▶ **Given problem**:
The listing below should be written out exactly; please include all of it.

---- Data extract

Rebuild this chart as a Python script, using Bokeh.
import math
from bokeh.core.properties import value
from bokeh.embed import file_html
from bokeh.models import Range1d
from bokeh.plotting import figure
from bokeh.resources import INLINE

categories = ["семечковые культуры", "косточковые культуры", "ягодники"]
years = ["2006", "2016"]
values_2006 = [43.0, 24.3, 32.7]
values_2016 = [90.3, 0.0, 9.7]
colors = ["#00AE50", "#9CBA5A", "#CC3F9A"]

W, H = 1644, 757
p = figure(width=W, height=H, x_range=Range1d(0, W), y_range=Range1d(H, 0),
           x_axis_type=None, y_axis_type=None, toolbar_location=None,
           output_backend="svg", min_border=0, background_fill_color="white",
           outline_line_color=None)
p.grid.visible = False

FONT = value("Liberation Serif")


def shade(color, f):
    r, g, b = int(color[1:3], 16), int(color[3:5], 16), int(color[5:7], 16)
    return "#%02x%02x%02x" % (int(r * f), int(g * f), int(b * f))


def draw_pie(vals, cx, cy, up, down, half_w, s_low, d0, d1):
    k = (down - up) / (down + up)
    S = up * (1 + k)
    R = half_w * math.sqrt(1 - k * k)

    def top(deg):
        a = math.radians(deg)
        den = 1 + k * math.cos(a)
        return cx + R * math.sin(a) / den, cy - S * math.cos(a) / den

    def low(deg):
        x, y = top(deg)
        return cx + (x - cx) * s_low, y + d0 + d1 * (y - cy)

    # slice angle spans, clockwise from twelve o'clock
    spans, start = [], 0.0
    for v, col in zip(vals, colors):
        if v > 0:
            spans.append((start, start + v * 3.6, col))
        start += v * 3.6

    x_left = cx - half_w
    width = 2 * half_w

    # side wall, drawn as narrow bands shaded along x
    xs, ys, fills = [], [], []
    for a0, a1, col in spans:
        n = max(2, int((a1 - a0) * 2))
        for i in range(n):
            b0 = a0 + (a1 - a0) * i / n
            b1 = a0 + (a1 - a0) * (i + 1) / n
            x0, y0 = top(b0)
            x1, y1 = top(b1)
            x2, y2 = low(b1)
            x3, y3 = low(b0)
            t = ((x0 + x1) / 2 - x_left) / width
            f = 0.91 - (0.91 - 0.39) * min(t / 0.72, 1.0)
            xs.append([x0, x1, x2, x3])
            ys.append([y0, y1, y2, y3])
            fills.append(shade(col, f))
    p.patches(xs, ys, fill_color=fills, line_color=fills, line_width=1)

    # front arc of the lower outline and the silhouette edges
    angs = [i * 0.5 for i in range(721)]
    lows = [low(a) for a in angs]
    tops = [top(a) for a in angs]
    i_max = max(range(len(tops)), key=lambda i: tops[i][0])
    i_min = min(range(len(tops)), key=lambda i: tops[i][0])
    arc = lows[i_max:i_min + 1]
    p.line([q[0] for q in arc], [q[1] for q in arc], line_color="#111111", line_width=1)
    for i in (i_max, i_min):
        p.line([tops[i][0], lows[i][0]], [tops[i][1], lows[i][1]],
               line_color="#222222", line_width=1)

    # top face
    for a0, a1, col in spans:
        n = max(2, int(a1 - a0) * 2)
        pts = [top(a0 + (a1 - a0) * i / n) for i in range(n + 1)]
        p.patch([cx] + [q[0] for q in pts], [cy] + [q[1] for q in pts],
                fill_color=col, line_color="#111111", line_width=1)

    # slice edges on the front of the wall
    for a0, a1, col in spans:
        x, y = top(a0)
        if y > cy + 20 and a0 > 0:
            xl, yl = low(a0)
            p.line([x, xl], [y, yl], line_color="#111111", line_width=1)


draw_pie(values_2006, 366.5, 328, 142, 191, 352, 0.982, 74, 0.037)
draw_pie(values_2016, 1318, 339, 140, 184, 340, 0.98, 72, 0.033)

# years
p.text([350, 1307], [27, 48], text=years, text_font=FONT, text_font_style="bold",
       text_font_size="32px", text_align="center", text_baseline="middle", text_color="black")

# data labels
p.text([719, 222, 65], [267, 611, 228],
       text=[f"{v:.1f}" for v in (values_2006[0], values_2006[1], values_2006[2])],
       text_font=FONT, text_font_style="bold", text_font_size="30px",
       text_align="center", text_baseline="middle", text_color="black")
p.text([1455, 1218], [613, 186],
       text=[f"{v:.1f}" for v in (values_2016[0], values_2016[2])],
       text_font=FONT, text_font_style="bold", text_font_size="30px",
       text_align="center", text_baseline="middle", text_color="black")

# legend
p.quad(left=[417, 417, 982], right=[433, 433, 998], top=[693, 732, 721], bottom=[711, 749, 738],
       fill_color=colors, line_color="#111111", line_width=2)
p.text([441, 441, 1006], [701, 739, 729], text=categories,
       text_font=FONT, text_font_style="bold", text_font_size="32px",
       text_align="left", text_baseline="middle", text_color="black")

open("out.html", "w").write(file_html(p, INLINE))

--------

▶ **The output**:
Rebuild this chart as a Python script, using Bokeh.
import math
from bokeh.core.properties import value
from bokeh.embed import file_html
from bokeh.models import Range1d
from bokeh.plotting import figure
from bokeh.resources import INLINE

categories = ["семечковые культуры", "косточковые культуры", "ягодники"]
years = ["2006", "2016"]
values_2006 = [43.0, 24.3, 32.7]
values_2016 = [90.3, 0.0, 9.7]
colors = ["#00AE50", "#9CBA5A", "#CC3F9A"]

W, H = 1644, 757
p = figure(width=W, height=H, x_range=Range1d(0, W), y_range=Range1d(H, 0),
           x_axis_type=None, y_axis_type=None, toolbar_location=None,
           output_backend="svg", min_border=0, background_fill_color="white",
           outline_line_color=None)
p.grid.visible = False

FONT = value("Liberation Serif")


def shade(color, f):
    r, g, b = int(color[1:3], 16), int(color[3:5], 16), int(color[5:7], 16)
    return "#%02x%02x%02x" % (int(r * f), int(g * f), int(b * f))


def draw_pie(vals, cx, cy, up, down, half_w, s_low, d0, d1):
    k = (down - up) / (down + up)
    S = up * (1 + k)
    R = half_w * math.sqrt(1 - k * k)

    def top(deg):
        a = math.radians(deg)
        den = 1 + k * math.cos(a)
        return cx + R * math.sin(a) / den, cy - S * math.cos(a) / den

    def low(deg):
        x, y = top(deg)
        return cx + (x - cx) * s_low, y + d0 + d1 * (y - cy)

    # slice angle spans, clockwise from twelve o'clock
    spans, start = [], 0.0
    for v, col in zip(vals, colors):
        if v > 0:
            spans.append((start, start + v * 3.6, col))
        start += v * 3.6

    x_left = cx - half_w
    width = 2 * half_w

    # side wall, drawn as narrow bands shaded along x
    xs, ys, fills = [], [], []
    for a0, a1, col in spans:
        n = max(2, int((a1 - a0) * 2))
        for i in range(n):
            b0 = a0 + (a1 - a0) * i / n
            b1 = a0 + (a1 - a0) * (i + 1) / n
            x0, y0 = top(b0)
            x1, y1 = top(b1)
            x2, y2 = low(b1)
            x3, y3 = low(b0)
            t = ((x0 + x1) / 2 - x_left) / width
            f = 0.91 - (0.91 - 0.39) * min(t / 0.72, 1.0)
            xs.append([x0, x1, x2, x3])
            ys.append([y0, y1, y2, y3])
            fills.append(shade(col, f))
    p.patches(xs, ys, fill_color=fills, line_color=fills, line_width=1)

    # front arc of the lower outline and the silhouette edges
    angs = [i * 0.5 for i in range(721)]
    lows = [low(a) for a in angs]
    tops = [top(a) for a in angs]
    i_max = max(range(len(tops)), key=lambda i: tops[i][0])
    i_min = min(range(len(tops)), key=lambda i: tops[i][0])
    arc = lows[i_max:i_min + 1]
    p.line([q[0] for q in arc], [q[1] for q in arc], line_color="#111111", line_width=1)
    for i in (i_max, i_min):
        p.line([tops[i][0], lows[i][0]], [tops[i][1], lows[i][1]],
               line_color="#222222", line_width=1)

    # top face
    for a0, a1, col in spans:
        n = max(2, int(a1 - a0) * 2)
        pts = [top(a0 + (a1 - a0) * i / n) for i in range(n + 1)]
        p.patch([cx] + [q[0] for q in pts], [cy] + [q[1] for q in pts],
                fill_color=col, line_color="#111111", line_width=1)

    # slice edges on the front of the wall
    for a0, a1, col in spans:
        x, y = top(a0)
        if y > cy + 20 and a0 > 0:
            xl, yl = low(a0)
            p.line([x, xl], [y, yl], line_color="#111111", line_width=1)


draw_pie(values_2006, 366.5, 328, 142, 191, 352, 0.982, 74, 0.037)
draw_pie(values_2016, 1318, 339, 140, 184, 340, 0.98, 72, 0.033)

# years
p.text([350, 1307], [27, 48], text=years, text_font=FONT, text_font_style="bold",
       text_font_size="32px", text_align="center", text_baseline="middle", text_color="black")

# data labels
p.text([719, 222, 65], [267, 611, 228],
       text=[f"{v:.1f}" for v in (values_2006[0], values_2006[1], values_2006[2])],
       text_font=FONT, text_font_style="bold", text_font_size="30px",
       text_align="center", text_baseline="middle", text_color="black")
p.text([1455, 1218], [613, 186],
       text=[f"{v:.1f}" for v in (values_2016[0], values_2016[2])],
       text_font=FONT, text_font_style="bold", text_font_size="30px",
       text_align="center", text_baseline="middle", text_color="black")

# legend
p.quad(left=[417, 417, 982], right=[433, 433, 998], top=[693, 732, 721], bottom=[711, 749, 738],
       fill_color=colors, line_color="#111111", line_width=2)
p.text([441, 441, 1006], [701, 739, 729], text=categories,
       text_font=FONT, text_font_style="bold", text_font_size="32px",
       text_align="left", text_baseline="middle", text_color="black")

open("out.html", "w").write(file_html(p, INLINE))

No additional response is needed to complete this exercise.